[EXERCISE]
What lines of the data hold the string "that"? Pull each one out.

· · · · ·

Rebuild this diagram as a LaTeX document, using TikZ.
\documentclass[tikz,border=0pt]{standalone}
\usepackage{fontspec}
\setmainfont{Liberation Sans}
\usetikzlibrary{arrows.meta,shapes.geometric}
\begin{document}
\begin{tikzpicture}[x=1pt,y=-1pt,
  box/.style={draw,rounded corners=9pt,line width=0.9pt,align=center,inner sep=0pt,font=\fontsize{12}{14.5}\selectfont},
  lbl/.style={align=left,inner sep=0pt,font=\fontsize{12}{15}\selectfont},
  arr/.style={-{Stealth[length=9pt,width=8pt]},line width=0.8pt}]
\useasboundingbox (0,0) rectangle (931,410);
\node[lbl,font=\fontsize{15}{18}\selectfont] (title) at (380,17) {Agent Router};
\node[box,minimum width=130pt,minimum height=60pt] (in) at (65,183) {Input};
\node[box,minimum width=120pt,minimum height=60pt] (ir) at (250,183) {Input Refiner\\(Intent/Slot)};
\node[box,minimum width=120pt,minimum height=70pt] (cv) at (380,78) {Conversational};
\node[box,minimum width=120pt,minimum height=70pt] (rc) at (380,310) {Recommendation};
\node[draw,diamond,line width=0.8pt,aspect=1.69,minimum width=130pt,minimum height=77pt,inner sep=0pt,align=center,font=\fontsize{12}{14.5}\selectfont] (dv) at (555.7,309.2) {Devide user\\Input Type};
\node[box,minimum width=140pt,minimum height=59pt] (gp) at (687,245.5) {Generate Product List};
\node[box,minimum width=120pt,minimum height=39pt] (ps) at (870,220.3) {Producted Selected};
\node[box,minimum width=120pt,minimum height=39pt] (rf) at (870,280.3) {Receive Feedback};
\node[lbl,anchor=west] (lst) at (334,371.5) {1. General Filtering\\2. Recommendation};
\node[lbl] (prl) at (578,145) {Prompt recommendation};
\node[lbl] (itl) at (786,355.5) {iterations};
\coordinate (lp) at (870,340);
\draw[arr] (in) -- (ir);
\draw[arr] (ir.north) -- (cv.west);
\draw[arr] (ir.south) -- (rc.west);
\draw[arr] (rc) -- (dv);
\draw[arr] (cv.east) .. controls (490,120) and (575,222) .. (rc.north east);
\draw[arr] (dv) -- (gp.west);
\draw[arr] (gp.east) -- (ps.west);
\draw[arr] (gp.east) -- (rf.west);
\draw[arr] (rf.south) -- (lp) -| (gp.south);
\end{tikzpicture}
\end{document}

· · · · ·

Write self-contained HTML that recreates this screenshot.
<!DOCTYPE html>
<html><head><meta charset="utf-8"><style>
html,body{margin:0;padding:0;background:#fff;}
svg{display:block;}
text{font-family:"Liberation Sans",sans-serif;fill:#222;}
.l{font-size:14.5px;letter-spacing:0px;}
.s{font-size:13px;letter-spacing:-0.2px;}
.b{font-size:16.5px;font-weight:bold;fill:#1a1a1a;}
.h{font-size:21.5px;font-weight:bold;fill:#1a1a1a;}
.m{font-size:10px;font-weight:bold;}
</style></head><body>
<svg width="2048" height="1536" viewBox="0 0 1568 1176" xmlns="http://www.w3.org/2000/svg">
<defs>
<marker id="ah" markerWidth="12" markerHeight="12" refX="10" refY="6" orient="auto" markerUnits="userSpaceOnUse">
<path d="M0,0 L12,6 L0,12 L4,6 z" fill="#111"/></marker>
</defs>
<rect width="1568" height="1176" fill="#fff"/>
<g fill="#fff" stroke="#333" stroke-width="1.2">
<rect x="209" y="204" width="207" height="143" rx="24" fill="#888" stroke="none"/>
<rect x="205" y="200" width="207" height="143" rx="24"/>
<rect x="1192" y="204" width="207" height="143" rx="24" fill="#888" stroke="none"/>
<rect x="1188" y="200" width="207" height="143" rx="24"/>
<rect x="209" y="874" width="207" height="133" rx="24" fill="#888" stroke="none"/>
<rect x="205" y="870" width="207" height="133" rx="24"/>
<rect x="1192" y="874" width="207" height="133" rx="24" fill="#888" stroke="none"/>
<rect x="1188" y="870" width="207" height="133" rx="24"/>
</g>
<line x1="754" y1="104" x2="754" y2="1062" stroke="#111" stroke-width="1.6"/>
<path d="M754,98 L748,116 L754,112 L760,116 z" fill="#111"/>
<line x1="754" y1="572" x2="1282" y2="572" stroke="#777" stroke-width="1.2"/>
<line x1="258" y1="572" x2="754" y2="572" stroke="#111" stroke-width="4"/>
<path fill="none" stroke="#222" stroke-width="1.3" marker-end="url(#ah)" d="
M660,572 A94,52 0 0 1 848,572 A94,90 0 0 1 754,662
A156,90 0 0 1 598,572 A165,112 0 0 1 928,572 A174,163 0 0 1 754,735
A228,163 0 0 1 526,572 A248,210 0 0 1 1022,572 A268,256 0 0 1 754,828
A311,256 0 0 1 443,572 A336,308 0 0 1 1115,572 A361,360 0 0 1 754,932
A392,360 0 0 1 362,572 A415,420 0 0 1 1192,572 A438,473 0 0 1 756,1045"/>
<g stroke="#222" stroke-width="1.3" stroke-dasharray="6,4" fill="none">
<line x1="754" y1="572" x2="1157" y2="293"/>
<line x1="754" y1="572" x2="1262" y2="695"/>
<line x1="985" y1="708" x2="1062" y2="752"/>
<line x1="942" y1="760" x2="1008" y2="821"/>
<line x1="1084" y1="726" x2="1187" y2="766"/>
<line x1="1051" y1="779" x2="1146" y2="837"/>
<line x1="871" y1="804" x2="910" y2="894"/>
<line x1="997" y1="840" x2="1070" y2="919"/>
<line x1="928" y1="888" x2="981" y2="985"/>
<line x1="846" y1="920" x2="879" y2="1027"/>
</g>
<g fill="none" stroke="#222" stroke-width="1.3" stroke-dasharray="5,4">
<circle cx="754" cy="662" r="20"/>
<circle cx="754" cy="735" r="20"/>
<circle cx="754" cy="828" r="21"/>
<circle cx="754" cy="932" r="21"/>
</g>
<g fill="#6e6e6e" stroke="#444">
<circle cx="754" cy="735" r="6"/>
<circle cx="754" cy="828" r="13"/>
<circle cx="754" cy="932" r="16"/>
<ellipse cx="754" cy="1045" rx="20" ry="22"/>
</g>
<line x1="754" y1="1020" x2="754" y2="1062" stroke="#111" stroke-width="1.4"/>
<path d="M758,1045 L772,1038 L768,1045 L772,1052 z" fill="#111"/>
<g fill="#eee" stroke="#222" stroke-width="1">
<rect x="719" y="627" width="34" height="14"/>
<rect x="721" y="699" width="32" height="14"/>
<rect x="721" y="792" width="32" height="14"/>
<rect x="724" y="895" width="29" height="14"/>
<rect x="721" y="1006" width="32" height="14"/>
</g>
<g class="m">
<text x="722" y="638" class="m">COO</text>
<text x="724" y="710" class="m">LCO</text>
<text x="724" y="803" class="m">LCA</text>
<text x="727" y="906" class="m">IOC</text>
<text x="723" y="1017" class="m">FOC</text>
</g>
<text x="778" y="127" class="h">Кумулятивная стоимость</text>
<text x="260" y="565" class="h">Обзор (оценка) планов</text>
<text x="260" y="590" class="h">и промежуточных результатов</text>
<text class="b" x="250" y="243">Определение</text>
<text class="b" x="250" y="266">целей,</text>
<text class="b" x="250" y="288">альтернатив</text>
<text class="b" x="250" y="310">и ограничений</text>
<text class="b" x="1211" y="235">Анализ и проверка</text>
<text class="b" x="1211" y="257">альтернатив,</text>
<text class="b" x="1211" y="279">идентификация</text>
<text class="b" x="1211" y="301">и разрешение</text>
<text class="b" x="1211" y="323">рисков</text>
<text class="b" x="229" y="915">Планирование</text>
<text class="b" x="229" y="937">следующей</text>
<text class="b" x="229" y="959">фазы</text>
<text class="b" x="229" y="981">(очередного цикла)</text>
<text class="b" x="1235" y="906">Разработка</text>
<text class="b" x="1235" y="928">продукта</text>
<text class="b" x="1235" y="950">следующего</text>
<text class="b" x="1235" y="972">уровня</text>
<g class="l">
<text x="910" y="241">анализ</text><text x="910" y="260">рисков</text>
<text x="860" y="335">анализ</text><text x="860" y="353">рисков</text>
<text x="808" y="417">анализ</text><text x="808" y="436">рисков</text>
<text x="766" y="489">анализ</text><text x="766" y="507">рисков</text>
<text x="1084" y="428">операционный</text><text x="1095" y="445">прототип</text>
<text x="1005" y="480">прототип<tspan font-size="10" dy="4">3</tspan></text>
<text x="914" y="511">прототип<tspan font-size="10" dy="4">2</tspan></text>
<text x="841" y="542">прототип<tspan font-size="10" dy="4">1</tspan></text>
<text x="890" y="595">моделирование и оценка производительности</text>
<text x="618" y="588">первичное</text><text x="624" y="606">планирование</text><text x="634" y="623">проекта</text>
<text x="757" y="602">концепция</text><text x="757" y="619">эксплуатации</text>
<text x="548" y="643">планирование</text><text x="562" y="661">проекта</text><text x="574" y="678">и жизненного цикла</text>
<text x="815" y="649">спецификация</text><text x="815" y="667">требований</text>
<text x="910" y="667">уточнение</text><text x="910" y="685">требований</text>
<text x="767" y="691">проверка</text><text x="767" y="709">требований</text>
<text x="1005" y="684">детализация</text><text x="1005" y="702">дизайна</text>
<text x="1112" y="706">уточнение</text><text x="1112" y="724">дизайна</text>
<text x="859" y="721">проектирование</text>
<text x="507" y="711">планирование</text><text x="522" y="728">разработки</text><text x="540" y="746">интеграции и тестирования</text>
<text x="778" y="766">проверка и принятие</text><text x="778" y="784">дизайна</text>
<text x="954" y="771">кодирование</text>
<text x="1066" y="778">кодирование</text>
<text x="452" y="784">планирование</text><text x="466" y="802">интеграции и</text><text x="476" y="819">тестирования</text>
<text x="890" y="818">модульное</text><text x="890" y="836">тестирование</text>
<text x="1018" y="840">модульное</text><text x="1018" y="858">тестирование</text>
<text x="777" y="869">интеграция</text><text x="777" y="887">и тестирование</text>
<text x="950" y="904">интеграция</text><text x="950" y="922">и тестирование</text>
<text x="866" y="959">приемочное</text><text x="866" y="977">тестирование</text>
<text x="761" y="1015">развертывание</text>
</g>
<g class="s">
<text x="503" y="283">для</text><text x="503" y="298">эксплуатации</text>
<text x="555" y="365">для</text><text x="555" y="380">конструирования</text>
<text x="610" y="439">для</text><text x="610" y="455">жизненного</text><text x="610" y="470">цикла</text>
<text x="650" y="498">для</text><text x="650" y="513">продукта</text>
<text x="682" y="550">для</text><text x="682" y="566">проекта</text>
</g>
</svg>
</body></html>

· · · · ·

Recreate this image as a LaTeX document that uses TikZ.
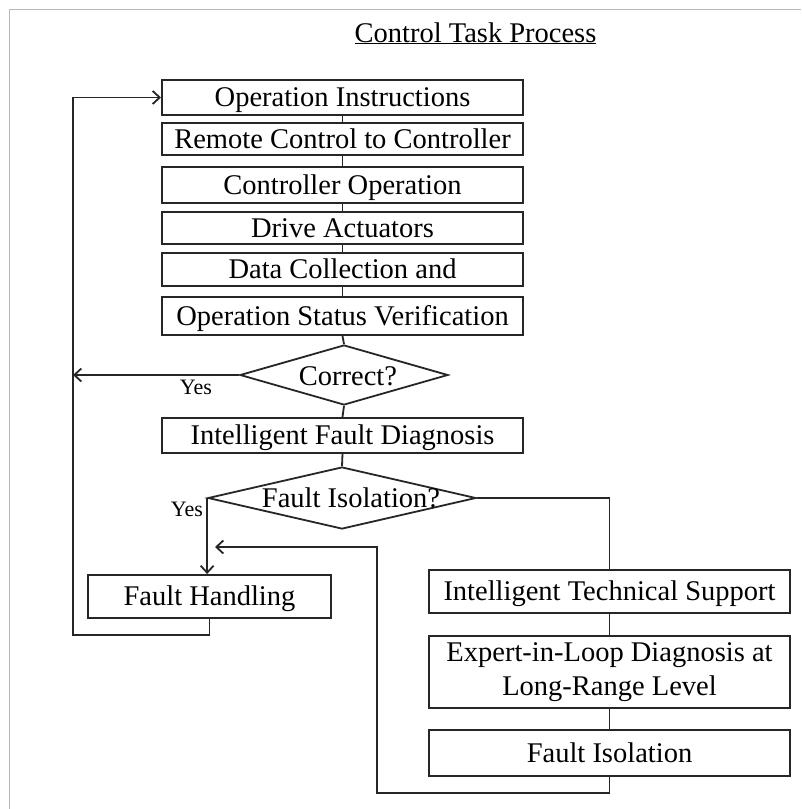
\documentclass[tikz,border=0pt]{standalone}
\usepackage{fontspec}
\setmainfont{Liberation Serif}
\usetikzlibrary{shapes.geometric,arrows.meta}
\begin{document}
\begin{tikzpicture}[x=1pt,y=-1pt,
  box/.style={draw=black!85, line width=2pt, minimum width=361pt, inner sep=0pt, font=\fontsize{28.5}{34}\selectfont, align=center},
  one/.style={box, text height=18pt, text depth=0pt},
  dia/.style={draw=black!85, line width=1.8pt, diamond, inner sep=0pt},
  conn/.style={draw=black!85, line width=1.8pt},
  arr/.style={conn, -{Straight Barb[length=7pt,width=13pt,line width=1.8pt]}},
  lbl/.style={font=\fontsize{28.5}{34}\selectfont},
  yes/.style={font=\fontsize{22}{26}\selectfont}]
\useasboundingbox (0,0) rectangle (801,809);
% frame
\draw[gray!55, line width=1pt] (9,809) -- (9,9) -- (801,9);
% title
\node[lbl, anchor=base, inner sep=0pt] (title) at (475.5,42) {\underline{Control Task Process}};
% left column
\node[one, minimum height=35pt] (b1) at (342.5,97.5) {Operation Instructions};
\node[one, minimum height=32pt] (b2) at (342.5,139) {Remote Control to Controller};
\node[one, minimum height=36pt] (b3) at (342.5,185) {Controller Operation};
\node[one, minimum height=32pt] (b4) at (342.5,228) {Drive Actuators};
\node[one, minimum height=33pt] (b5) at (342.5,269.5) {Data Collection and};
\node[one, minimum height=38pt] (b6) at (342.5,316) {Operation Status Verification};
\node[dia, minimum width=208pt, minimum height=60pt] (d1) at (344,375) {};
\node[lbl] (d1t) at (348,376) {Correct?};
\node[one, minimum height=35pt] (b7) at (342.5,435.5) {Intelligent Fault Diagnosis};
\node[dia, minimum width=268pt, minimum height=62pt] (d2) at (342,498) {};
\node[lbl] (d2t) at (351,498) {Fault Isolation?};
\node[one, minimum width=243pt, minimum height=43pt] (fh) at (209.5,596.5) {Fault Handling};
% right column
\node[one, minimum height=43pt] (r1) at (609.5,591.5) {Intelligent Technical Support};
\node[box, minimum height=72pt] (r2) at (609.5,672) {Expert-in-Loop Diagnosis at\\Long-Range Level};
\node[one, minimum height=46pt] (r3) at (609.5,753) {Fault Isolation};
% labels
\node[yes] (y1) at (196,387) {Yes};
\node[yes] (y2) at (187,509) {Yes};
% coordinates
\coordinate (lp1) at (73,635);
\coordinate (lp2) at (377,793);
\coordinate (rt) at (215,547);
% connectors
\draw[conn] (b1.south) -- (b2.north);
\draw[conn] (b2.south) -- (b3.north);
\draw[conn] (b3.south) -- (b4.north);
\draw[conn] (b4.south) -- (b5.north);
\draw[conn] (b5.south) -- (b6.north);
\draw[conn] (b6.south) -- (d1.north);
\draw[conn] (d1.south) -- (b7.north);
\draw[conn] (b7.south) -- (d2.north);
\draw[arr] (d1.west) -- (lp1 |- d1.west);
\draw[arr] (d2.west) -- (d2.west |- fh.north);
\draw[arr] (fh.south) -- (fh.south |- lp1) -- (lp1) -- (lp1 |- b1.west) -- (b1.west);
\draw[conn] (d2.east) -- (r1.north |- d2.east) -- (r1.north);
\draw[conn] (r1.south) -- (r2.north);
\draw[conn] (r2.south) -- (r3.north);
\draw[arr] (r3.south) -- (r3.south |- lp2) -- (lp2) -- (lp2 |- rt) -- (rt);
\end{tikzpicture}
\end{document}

· · · · ·

[TASK OUTPUT]
Write self-contained HTML that recreates this screenshot.
Recreate this image as a LaTeX document that uses TikZ.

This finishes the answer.